Worst Performance in Thin Air

The opening ceremony was a technical marvel with one exception. At one point, five artificial snowflakes hovered high above the stadium floor. They were supposed to open into the Olympic rings, but one failed to complete the journey. That left the spectators at Fisht Stadium staring at four rings and a snowflake. Not that Russian television viewers were any the wiser. Thanks to the use of recorded footage, they saw five perfectly formed rings, leaving one wondering how often Russian television deploys this kind of technology for coverage of everyday events.

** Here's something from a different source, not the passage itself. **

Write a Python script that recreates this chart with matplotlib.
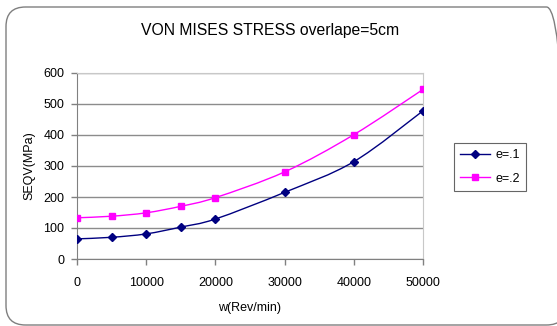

But the Russians did reassure us about their sense of humor. In the closing ceremony, dancers formed the Olympic rings and intentionally left one of them a snowflake.

Best Performance on Thin Ice

Sochi’s Olympic organizers could have won this considering that they had to build a resort, Olympic venues and so much else from scratch and in a hurry. But $51 billion will buy you a lot of overtime.

While we’re talking overtime, we’re going with T. J. Oshie, who calmly, methodically, took the last five shootout attempts for the United States men’s hockey team and beat the Russians in a preliminary game that felt like a classic.

Worst Performance on Thin Ice

After chasing Olympic gold and Canada for 16 years, the United States women’s hockey team had its archrival in a headlock of a 2-0 lead with 3 minutes 30 seconds left. But the Americans could not maintain their grip, giving up goals to Brianne Jenner and Marie-Philip Poulin in the waning minutes and then the winner to Poulin in overtime. It was a great story for Canada, a sob story for the United States, one the Americans had the power to rewrite.